(RECORDS SUPPLIED)
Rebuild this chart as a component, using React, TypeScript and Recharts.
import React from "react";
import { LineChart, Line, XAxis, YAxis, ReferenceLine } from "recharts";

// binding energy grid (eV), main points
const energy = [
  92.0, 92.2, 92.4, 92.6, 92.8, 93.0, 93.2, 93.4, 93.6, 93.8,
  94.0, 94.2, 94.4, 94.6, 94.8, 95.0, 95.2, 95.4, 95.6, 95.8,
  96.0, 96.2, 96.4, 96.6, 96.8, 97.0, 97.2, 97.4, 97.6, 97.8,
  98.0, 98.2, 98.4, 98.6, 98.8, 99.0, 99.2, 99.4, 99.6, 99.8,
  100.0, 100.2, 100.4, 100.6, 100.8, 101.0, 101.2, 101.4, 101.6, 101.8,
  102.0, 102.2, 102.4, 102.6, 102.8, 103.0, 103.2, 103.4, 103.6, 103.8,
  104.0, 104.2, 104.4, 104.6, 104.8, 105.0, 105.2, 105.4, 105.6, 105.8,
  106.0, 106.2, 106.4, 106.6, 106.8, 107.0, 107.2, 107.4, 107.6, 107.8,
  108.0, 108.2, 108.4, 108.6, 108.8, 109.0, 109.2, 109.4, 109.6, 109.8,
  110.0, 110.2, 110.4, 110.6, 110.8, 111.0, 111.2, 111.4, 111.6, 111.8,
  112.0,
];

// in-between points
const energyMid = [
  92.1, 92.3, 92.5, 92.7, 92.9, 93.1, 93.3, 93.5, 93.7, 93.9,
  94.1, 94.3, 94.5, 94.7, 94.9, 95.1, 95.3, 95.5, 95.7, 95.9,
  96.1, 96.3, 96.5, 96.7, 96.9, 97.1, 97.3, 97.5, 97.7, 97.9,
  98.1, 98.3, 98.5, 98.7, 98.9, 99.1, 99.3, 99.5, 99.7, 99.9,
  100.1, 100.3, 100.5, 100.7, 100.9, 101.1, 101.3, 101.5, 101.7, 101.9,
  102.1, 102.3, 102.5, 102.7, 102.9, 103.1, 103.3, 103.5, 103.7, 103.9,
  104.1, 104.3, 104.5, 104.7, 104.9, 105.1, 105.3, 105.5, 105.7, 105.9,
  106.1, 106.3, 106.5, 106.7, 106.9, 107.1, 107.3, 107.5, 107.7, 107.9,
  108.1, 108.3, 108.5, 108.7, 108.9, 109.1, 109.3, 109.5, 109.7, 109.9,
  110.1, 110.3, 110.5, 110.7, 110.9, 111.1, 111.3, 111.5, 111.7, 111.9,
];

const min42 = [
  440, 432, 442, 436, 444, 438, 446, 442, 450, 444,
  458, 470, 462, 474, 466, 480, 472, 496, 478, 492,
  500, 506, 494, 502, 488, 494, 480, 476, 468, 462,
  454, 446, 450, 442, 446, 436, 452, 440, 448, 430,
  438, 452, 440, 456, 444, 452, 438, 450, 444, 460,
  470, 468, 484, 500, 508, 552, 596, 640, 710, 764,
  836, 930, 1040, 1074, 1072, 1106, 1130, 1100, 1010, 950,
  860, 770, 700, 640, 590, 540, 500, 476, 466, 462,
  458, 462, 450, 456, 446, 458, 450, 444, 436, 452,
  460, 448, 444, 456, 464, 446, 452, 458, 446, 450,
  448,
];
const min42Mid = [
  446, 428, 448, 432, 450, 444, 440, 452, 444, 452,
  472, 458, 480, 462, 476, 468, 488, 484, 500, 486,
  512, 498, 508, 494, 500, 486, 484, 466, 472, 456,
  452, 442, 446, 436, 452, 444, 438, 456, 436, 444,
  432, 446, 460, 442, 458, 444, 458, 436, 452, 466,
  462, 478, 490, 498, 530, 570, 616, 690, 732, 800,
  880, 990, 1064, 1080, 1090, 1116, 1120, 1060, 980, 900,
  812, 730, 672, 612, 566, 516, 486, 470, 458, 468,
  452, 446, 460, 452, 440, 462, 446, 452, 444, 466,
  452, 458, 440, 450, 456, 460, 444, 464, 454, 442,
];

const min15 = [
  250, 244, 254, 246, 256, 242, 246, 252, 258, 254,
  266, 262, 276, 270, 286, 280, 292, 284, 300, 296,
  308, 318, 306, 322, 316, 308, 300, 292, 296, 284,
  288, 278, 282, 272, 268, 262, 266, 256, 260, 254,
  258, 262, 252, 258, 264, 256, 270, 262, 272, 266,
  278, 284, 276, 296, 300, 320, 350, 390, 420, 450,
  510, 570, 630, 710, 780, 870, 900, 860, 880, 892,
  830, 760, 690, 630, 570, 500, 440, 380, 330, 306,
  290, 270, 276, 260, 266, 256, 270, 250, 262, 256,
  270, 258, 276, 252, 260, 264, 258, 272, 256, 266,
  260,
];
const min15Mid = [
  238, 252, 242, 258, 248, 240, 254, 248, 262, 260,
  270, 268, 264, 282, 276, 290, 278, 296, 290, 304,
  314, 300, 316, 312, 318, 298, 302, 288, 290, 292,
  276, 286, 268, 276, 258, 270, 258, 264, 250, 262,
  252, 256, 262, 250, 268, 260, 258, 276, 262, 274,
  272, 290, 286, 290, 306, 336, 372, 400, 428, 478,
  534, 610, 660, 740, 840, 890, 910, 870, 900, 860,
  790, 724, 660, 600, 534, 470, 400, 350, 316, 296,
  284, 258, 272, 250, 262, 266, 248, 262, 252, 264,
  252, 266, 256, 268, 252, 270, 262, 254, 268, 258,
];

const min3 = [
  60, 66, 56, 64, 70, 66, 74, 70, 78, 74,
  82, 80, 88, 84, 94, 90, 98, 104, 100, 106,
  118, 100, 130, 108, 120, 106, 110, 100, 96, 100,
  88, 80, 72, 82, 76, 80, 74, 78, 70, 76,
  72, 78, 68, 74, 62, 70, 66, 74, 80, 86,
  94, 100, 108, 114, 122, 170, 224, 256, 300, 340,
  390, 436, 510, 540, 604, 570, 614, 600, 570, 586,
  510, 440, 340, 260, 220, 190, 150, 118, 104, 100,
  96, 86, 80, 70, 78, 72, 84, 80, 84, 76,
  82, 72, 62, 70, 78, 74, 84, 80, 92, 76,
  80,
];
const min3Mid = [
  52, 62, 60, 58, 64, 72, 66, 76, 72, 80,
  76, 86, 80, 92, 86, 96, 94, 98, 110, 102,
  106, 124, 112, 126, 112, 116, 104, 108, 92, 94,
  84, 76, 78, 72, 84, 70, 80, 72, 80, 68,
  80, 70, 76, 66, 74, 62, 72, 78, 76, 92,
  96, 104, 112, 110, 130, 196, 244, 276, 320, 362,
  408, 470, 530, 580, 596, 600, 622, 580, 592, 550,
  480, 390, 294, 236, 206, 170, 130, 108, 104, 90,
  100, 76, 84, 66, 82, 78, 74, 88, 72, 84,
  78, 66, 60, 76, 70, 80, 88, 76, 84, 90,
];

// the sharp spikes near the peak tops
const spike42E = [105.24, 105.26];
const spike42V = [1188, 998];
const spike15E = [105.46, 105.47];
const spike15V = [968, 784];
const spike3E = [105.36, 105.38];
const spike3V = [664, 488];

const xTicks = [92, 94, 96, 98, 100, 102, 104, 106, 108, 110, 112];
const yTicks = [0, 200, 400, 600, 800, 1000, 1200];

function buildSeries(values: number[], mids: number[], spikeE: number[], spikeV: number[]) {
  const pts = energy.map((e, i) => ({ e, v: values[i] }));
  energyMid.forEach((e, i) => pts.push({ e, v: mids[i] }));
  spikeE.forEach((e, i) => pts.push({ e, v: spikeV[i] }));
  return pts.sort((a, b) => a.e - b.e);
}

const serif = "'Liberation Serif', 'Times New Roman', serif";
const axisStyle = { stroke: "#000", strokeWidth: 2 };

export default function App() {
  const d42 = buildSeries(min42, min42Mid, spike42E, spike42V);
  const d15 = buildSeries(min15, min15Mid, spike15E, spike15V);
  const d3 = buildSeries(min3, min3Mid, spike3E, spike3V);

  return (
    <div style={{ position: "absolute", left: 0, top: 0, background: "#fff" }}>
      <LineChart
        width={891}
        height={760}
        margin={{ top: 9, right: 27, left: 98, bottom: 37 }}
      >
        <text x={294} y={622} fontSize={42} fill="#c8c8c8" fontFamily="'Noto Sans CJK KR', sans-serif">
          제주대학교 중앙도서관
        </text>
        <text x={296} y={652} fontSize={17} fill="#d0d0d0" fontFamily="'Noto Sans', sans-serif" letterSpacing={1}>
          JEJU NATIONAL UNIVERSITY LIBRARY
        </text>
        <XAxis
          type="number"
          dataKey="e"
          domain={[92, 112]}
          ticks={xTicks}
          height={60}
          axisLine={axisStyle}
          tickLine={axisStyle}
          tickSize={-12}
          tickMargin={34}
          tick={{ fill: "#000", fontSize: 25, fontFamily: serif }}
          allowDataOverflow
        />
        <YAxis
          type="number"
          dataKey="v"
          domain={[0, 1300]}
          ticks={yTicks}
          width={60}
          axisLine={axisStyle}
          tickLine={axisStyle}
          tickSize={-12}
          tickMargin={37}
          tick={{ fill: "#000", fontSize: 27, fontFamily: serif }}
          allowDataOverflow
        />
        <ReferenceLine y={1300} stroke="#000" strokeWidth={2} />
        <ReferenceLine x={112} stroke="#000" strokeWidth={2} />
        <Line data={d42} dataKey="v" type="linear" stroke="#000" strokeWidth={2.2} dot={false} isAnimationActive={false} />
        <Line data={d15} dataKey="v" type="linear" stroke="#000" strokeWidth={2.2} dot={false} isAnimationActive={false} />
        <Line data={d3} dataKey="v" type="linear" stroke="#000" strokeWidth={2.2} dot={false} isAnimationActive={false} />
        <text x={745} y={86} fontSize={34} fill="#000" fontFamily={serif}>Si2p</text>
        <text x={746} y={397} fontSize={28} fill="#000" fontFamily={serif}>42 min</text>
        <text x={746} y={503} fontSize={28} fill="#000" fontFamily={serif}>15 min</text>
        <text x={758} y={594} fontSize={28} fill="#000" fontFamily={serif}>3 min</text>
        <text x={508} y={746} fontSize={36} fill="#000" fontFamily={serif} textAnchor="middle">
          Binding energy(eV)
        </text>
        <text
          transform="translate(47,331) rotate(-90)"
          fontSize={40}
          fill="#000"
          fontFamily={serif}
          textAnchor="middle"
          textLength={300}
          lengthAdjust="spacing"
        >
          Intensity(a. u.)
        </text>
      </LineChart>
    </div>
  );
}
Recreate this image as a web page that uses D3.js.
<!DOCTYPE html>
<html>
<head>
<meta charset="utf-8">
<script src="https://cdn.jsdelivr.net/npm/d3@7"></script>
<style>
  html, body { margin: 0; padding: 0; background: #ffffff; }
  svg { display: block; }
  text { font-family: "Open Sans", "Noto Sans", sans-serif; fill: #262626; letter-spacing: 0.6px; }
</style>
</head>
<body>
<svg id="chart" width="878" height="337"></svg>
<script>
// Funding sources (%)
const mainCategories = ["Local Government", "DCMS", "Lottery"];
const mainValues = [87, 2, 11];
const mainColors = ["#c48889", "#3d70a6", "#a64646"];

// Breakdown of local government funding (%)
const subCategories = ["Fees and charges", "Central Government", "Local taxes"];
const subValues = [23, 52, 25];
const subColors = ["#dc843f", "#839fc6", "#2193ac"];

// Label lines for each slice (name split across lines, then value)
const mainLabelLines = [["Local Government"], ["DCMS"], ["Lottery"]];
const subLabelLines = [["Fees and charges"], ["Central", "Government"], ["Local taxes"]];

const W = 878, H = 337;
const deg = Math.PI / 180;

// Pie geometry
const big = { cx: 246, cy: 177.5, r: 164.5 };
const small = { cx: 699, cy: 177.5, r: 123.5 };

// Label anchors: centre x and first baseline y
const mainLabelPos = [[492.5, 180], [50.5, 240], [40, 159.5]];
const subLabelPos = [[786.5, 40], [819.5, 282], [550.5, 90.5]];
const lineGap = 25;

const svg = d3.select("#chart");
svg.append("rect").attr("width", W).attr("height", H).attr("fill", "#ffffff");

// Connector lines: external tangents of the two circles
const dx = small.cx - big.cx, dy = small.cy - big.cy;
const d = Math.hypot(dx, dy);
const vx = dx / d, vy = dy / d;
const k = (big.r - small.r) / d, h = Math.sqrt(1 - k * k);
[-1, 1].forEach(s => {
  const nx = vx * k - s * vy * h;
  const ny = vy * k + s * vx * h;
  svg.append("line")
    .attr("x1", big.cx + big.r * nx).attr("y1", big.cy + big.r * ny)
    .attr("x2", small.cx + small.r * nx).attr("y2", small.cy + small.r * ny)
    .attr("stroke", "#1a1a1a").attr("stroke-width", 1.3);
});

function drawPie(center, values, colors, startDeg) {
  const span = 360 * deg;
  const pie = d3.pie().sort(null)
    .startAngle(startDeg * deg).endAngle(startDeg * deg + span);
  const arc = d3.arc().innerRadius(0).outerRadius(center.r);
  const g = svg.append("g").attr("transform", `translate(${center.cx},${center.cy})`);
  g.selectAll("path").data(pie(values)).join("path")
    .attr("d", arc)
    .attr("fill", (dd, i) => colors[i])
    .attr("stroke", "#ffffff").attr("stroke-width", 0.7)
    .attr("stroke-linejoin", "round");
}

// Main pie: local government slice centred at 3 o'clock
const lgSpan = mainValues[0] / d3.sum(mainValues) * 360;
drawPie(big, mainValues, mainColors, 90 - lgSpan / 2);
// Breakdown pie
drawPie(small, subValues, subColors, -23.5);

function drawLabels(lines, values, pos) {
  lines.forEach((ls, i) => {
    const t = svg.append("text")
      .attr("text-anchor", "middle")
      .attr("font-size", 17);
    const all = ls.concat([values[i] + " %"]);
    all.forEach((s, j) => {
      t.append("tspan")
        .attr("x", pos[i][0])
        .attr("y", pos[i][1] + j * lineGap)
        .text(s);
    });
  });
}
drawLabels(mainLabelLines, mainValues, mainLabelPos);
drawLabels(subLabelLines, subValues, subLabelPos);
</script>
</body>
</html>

(WHAT TO DO)
Taking the material above, extract exactly and only the lines from the line with "Recreate this image" to the line with "const deg = Math.PI / 180;", inclusive of both.

(RESPONSE TO THE EXERCISE)
Recreate this image as a web page that uses D3.js.
<!DOCTYPE html>
<html>
<head>
<meta charset="utf-8">
<script src="https://cdn.jsdelivr.net/npm/d3@7"></script>
<style>
  html, body { margin: 0; padding: 0; background: #ffffff; }
  svg { display: block; }
  text { font-family: "Open Sans", "Noto Sans", sans-serif; fill: #262626; letter-spacing: 0.6px; }
</style>
</head>
<body>
<svg id="chart" width="878" height="337"></svg>
<script>
// Funding sources (%)
const mainCategories = ["Local Government", "DCMS", "Lottery"];
const mainValues = [87, 2, 11];
const mainColors = ["#c48889", "#3d70a6", "#a64646"];

// Breakdown of local government funding (%)
const subCategories = ["Fees and charges", "Central Government", "Local taxes"];
const subValues = [23, 52, 25];
const subColors = ["#dc843f", "#839fc6", "#2193ac"];

// Label lines for each slice (name split across lines, then value)
const mainLabelLines = [["Local Government"], ["DCMS"], ["Lottery"]];
const subLabelLines = [["Fees and charges"], ["Central", "Government"], ["Local taxes"]];

const W = 878, H = 337;
const deg = Math.PI / 180;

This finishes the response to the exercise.